Astrophysicists have chosen the brightest possible light sources, quasars, to explore the far distant past of the universe, between six and ten billion years ago. They selected 147,000 quasars from a photometric measurement and performed spectrometric analyses for each of them at different wavelengths. To isolate these sources, they produced nearly 300 opaque plates, pierced at the precise coordinates of the quasars that were considered. And, one at a time, interposed these plates in the focal plan of their spectrometer, using the Sloan Foundation Telescope at the Apache Point Observatory in New Mexico (USA). The spatial distribution of these quasars was rebuilt based on two years of observations.

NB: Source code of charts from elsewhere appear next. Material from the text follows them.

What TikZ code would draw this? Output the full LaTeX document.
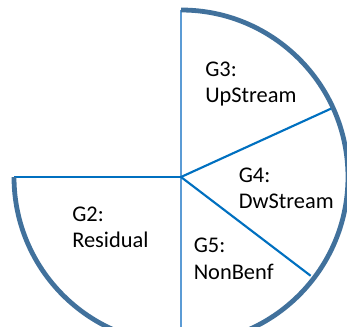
\documentclass[tikz,border=0pt]{standalone}
\usepackage{fontspec}
\setmainfont{Carlito}
\usetikzlibrary{calc}
\definecolor{rimblue}{RGB}{65,113,156}
\definecolor{spokeblue}{RGB}{0,112,192}
\definecolor{axisblue}{RGB}{91,155,213}
\begin{document}
\begin{tikzpicture}[x=0.75pt, y=0.75pt,
	rim/.style={rimblue, line width=3.6pt},
	spoke/.style={spokeblue, line width=1.6pt},
	axis/.style={axisblue, line width=1.8pt},
	group/.style={anchor=base west, inner sep=0pt, align=left, font=\fontsize{16.8}{19.9}\selectfont}]
		\useasboundingbox (0,0) rectangle (347,326);
		\coordinate (c) at (181,149);
		\coordinate (top) at ($(c)+(90:167)$);
		\coordinate (left) at ($(c)+(180:167)$);
		\coordinate (bot) at ($(c)+(-90:170)$);
		\coordinate (up) at ($(c)+(24.5:166)$);
		\coordinate (dw) at ($(c)+(-37.3:163)$);

		\draw[axis] (top) -- (bot);
		\draw[spoke] (left) -- (c);
		\draw[spoke] (c) -- (up);
		\draw[spoke] (c) -- (dw);
		\draw[rim] (top) arc[start angle=90, end angle=-180, radius=167];

		% base anchor sits on the second line
		\node[group] (g3) at (205,223.3) {G3:\\UpStream};
		\node[group] (g4) at (238.5,117.3) {G4:\\DwStream};
		\node[group] (g5) at (193.5,46.7) {G5:\\NonBenf};
		\node[group] (g2) at (72,78.3) {G2:\\Residual};
\end{tikzpicture}
\end{document}
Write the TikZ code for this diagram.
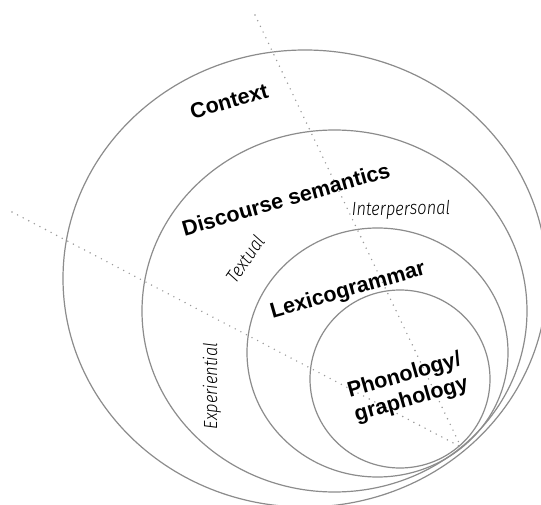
\documentclass[tikz,border=0pt]{standalone}
\usepackage{fontspec}
\usetikzlibrary{shapes.geometric}
\newfontfamily\labfont{Liberation Sans}
\newfontfamily\handfont{Fira Sans Light Italic}[FakeStretch=0.87]
\definecolor{ringgray}{HTML}{8C8C8C}
\definecolor{dotgray}{HTML}{9A9A9A}
\begin{document}
\begin{tikzpicture}[x=1pt,y=-1pt,
  ring/.style={ellipse, draw=ringgray, line width=1.2pt, inner sep=0pt},
  dotline/.style={draw=dotgray, line width=1.6pt, line cap=round, dash pattern=on 0pt off 6.3pt},
  lab/.style={font=\labfont\bfseries\fontsize{21.5}{25}\selectfont, rotate=16, align=center, inner sep=0pt},
  hand/.style={font=\handfont\fontsize{19}{22}\selectfont, inner sep=0pt}]
\useasboundingbox (0,0) rectangle (541,505);
\fill[white] (0,0) rectangle (541,505);
% rings
\node[ring, minimum width=484pt, minimum height=457pt] (context) at (305,278.5) {};
\node[ring, minimum width=385pt, minimum height=362pt] (discourse) at (334.5,311) {};
\node[ring, minimum width=261pt, minimum height=249pt] (lexico) at (377.5,352.5) {};
\node[ring, minimum width=180pt, minimum height=178pt] (phono) at (400,379) {};
% dotted axes
\coordinate (meet) at (461,447);
\coordinate (topend) at (255,15);
\coordinate (leftend) at (12,212);
\draw[dotline] (topend) -- (meet);
\draw[dotline] (leftend) -- (meet);
% labels
\node[lab] (tcontext) at (229,101) {Context};
\node[lab] (tdisc) at (286,199) {Discourse semantics};
\node[lab] (tlex) at (348,291) {Lexicogrammar};
\node[lab] (tphon) at (408,388) {Phonology/\\graphology};
\node[hand, rotate=1] (tinter) at (401,210) {Interpersonal};
\node[hand, rotate=55] (ttext) at (245,259) {Textual};
\node[hand, rotate=90] (texp) at (212,386) {Experiential};
\end{tikzpicture}
\end{document}
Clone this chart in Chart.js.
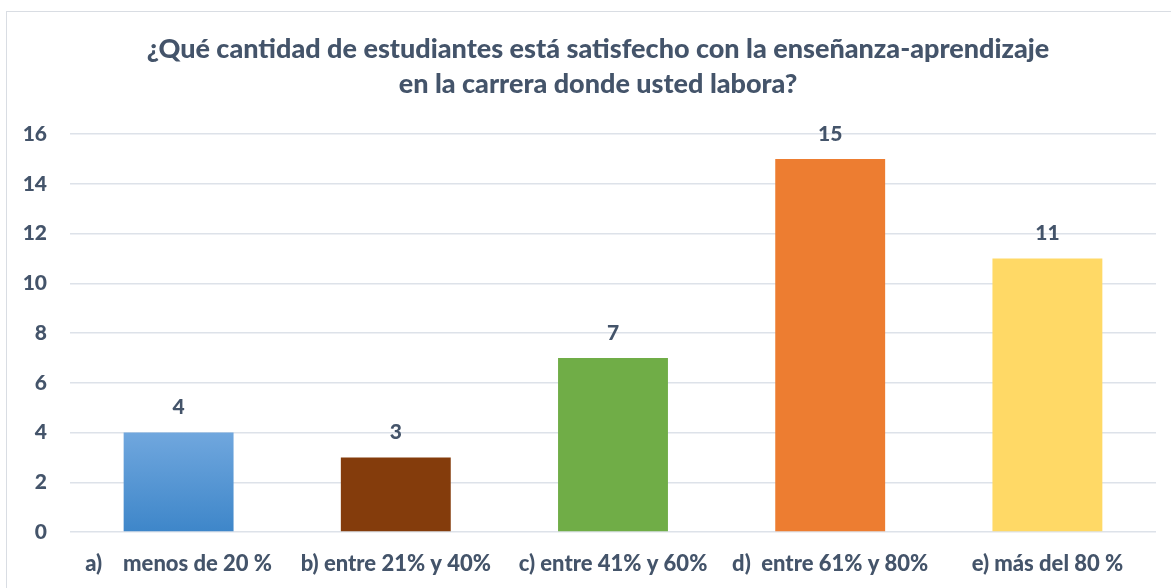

With this new map, the scientists have access to new data related to the first 400,000 years of the universe, when pressure waves traveled through its extremely dense matter. These waves "froze" at the precise time where atoms were formed, leaving a footprint in the form of a spatial regularity in the density of matter (characterized by a distance called Baryonic Acoustic Oscillations or "BAO peak"). The scientists provided evidence of this distance through a statistical analysis of distances between neighboring quasars (see chart). Its value (500 million light-years) serves as a reference to measure the expansion of the universe. The simplest cosmological model provides a perfect explanation of these observations.

The physicists are already preparing SDSS's successor DESI (Dark Energy Spectroscopic Instrument), which will analyze the light emitted by 35 million galaxies and quasars, up to
11 billion light-years from Earth. Its construction at Kitt Peak Observatory in Arizona has already begun, and the first observations are scheduled for 2019.